Abstract

What maintains mixed mating is an evolutionary enigma. Cleistogamy-the production of both potentially outcrossing chasmogamous and obligately selfing cleistogamous flowers on the same individual plant-is an excellent system to study the costs of selfing. Inbreeding depression can prevent the evolution of greater selfing within populations, and heterosis in crosses between populations may further tip the balance in favor of outcrossing. Few empirical estimates of inbreeding depression and heterosis in the same system exist for cleistogamous species.
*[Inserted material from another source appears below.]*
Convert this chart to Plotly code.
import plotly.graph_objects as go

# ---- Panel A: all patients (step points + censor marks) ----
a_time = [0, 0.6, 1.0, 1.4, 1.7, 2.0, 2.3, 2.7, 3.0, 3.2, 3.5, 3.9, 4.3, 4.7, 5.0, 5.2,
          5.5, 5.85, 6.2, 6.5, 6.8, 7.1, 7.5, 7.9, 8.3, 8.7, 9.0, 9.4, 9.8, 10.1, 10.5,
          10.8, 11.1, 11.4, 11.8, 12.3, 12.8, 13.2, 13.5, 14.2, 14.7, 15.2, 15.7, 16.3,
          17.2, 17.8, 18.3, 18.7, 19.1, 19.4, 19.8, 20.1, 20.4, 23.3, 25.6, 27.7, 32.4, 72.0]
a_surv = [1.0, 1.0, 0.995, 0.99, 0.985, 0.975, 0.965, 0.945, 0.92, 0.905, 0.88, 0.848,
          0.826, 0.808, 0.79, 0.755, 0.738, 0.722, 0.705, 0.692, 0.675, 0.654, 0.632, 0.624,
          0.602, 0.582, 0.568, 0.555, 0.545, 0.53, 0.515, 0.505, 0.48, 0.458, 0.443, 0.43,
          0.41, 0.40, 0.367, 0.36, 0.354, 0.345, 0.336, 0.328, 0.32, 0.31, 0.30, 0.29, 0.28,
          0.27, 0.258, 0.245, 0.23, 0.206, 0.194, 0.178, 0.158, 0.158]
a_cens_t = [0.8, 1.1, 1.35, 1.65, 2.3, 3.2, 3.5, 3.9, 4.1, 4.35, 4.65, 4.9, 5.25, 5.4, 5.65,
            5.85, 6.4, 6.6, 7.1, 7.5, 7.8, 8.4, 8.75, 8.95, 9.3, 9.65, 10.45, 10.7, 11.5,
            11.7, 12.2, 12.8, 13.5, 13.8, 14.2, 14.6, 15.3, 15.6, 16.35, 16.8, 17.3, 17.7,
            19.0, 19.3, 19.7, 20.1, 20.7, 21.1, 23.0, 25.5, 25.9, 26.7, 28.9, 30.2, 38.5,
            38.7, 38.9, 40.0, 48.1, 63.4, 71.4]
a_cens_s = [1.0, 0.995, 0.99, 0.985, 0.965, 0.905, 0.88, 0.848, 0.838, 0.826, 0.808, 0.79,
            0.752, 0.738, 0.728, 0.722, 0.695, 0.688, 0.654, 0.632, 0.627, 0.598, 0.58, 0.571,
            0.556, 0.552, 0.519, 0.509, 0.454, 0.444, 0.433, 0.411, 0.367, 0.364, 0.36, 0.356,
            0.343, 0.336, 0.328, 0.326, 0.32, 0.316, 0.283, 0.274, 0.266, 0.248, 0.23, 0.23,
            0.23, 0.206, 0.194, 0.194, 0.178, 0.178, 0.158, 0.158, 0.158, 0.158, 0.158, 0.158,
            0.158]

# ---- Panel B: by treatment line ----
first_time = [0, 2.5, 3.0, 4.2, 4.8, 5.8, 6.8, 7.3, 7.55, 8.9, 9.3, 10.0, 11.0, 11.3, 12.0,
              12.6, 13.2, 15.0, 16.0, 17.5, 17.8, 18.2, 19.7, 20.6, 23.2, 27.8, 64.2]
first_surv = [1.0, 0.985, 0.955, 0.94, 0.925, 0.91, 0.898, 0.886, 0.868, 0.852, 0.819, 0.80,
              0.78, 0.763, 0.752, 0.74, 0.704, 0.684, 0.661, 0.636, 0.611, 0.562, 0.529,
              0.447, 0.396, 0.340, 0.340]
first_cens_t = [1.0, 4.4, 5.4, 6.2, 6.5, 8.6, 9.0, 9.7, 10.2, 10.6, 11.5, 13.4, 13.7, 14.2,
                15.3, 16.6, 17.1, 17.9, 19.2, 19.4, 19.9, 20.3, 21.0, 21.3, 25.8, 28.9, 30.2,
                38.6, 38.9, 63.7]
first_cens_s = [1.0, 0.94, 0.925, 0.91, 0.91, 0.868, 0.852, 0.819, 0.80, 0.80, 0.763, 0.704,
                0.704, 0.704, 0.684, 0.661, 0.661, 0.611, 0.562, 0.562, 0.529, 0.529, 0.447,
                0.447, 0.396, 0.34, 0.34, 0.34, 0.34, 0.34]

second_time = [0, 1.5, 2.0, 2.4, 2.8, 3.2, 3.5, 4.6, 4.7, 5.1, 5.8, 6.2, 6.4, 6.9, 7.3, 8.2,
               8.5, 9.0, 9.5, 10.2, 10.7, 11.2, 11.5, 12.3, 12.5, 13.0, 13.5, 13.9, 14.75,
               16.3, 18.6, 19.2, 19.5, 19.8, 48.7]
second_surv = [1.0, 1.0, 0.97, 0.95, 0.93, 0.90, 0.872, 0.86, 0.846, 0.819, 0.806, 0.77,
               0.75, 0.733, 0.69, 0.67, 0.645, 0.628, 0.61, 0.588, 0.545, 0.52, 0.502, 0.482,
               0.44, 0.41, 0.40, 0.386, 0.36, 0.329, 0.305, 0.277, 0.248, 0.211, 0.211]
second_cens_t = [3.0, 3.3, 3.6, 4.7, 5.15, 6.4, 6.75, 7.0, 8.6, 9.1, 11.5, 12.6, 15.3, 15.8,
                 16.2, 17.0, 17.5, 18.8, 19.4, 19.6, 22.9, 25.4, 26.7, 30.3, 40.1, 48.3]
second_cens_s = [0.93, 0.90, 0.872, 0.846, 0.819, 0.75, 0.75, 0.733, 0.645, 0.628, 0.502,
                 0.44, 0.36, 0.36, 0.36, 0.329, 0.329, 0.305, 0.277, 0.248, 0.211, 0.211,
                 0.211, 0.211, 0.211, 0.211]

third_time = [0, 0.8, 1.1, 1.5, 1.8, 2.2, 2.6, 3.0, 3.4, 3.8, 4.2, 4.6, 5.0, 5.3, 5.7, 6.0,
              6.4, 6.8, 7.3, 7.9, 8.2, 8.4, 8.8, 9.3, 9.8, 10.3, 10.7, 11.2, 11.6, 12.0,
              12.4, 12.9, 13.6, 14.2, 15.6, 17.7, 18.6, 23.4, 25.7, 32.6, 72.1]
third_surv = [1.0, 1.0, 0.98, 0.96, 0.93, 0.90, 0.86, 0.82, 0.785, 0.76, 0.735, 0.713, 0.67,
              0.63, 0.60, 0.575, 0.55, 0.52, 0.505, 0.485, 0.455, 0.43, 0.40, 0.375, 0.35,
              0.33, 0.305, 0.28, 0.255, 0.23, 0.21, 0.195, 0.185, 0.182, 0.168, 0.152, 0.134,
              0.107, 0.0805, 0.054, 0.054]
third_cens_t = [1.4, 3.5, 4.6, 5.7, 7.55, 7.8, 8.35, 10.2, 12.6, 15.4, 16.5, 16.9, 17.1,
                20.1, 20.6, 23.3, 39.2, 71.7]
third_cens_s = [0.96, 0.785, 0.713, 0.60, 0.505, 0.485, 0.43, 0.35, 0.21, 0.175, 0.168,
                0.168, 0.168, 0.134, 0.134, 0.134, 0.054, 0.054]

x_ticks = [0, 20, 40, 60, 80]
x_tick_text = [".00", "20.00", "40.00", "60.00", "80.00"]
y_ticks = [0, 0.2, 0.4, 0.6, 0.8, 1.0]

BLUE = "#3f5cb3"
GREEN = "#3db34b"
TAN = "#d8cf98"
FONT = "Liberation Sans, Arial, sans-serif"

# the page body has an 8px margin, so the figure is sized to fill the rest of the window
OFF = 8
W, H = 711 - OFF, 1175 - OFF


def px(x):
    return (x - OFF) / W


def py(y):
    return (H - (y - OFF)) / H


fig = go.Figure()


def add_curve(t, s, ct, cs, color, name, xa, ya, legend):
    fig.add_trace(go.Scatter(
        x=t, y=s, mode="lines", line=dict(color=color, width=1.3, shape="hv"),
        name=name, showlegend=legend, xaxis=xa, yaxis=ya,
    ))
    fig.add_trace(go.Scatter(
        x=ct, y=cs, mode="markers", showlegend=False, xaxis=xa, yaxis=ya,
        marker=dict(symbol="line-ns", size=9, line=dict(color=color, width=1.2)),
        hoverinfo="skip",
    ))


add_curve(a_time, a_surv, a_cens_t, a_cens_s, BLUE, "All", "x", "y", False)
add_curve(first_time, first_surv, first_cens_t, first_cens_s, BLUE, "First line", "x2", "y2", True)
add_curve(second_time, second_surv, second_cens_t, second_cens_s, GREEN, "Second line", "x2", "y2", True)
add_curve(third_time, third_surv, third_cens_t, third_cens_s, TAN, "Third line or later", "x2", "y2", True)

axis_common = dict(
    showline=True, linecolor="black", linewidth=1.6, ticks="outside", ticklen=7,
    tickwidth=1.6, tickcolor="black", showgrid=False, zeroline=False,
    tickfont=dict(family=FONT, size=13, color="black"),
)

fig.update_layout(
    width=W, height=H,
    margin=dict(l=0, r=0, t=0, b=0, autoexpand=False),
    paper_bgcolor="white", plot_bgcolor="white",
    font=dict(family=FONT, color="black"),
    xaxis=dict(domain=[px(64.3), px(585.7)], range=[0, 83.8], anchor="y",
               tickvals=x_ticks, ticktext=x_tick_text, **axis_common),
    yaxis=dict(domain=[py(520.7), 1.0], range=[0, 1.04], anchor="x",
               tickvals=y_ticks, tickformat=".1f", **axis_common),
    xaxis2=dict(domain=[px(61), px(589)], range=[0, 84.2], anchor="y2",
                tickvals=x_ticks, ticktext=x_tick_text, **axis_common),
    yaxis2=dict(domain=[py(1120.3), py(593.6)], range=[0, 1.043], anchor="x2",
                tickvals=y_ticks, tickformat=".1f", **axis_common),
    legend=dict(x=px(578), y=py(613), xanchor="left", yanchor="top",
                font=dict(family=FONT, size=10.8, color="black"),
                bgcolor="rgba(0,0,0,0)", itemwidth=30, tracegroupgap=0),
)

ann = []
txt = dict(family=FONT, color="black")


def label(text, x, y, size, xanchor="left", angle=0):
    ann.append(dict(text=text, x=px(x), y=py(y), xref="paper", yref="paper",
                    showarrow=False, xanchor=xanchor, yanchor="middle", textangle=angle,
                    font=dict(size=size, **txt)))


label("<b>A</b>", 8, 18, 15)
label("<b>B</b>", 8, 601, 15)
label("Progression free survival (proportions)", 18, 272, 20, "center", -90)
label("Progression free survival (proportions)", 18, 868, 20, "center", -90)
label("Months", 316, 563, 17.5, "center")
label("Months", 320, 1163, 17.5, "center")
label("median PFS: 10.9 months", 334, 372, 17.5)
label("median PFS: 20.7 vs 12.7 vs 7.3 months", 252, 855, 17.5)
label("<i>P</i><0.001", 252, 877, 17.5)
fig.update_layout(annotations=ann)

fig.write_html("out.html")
We investigate the potential costs of selfing by quantifying inbreeding depression and heterosis in three populations of the cleistogamous perennial Ruellia humilis Nutt (Acanthaceae). We performed three types of hand-pollinations-self, outcross-within, and outcross-between populations-and measured seed number, germination, total flower production, and estimated cumulative fitness for the resulting progeny in a greenhouse experiment. We found moderate inbreeding depression for cumulative fitness (<30%) in two populations, but outbreeding depression for crosses within a third population (-26%). For between-population crosses, there was weak to modest heterosis (11-47%) in two of the population combinations, but modest to strong outbreeding depression (-21 to -71%) in the other four combinations. Neither inbreeding depression nor heterosis was of sufficient magnitude to explain the continued production of chasmogamous flowers given the relative energetic advantage of cleistogamous flowers previously estimated for these populations. Outbreeding depression either within or between populations makes the maintenance of chasmogamous flowers even harder to explain. More information is needed on the genetic basis of cleistogamy to resolve this conundrum.